YouTube is expanding its new “likeness detection” technology, which identifies AI-generated content, such as deepfakes, to people within the entertainment industry, the company announced on Tuesday.

The technology works similarly to YouTube’s existing Content ID system, which detects copyright-protected material in users’ uploaded videos, allowing rights owners to request removal or share in the video’s revenue.

Likeness detection does the same, but for simulated faces. The feature is meant to help protect creators and other public figures from having their identities used without their permission — a common problem for celebrities who find their likenesses have been used in scam advertisements.
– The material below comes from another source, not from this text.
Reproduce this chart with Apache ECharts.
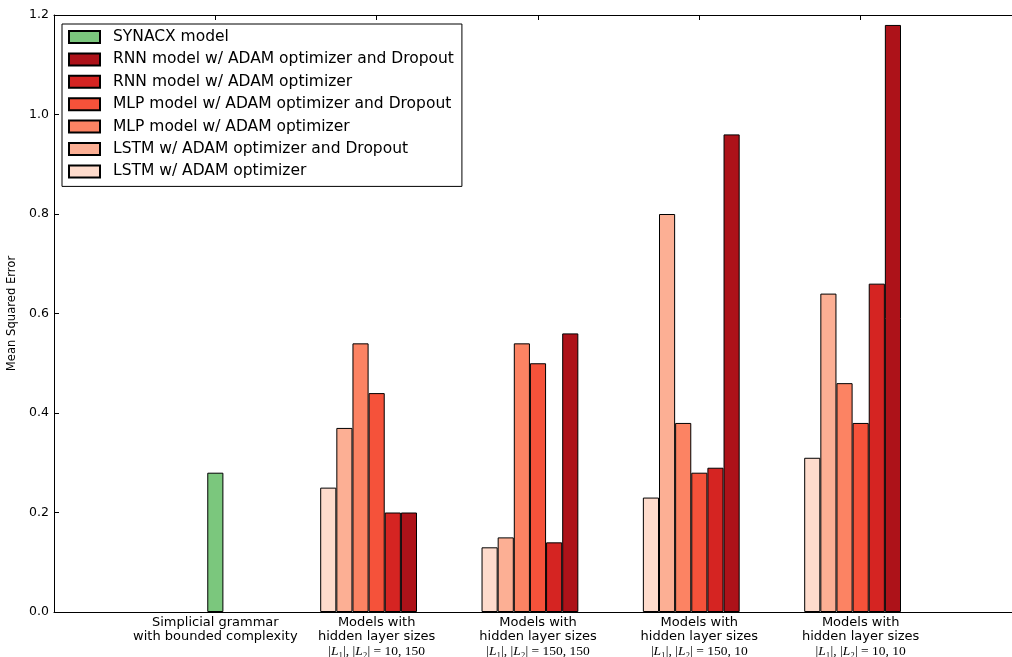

The technology was first made available to a subset of YouTube creators in a pilot program last year before expanding more broadly to include politicians, government officials, and journalists this spring.

Image Credits:YouTube

Now YouTube says the technology is being made available to those in the entertainment industry, including talent agencies, management companies, and the celebrities they represent. The company has support from major agencies like CAA, UTA, WME, and Untitled Management, which offered feedback on the new tool.

Use of the likeness detection tool does not require entertainers to have their own YouTube channels.

Instead, the feature scans for AI-generated content to detect visual matches of an enrolled participant’s face. Users can then choose to request removal of the video for privacy policy violations, submit a copyright removal request, or do nothing. YouTube notes that it won’t remove all content, as it permits parody and satire content under its rules.

In the future, the technology will support audio as well, the company says.

Related to this, YouTube has also been advocating for similar protections at a federal level, with its support for the NO FAKES Act in Washington, D.C. This would regulate the use of AI to create unauthorized re-creations of an individual’s voice and visual likeness.

The company hasn’t yet said how many removals of AI deepfakes have been managed by the tool so far, but noted in March that the amount of removals was still “very small.”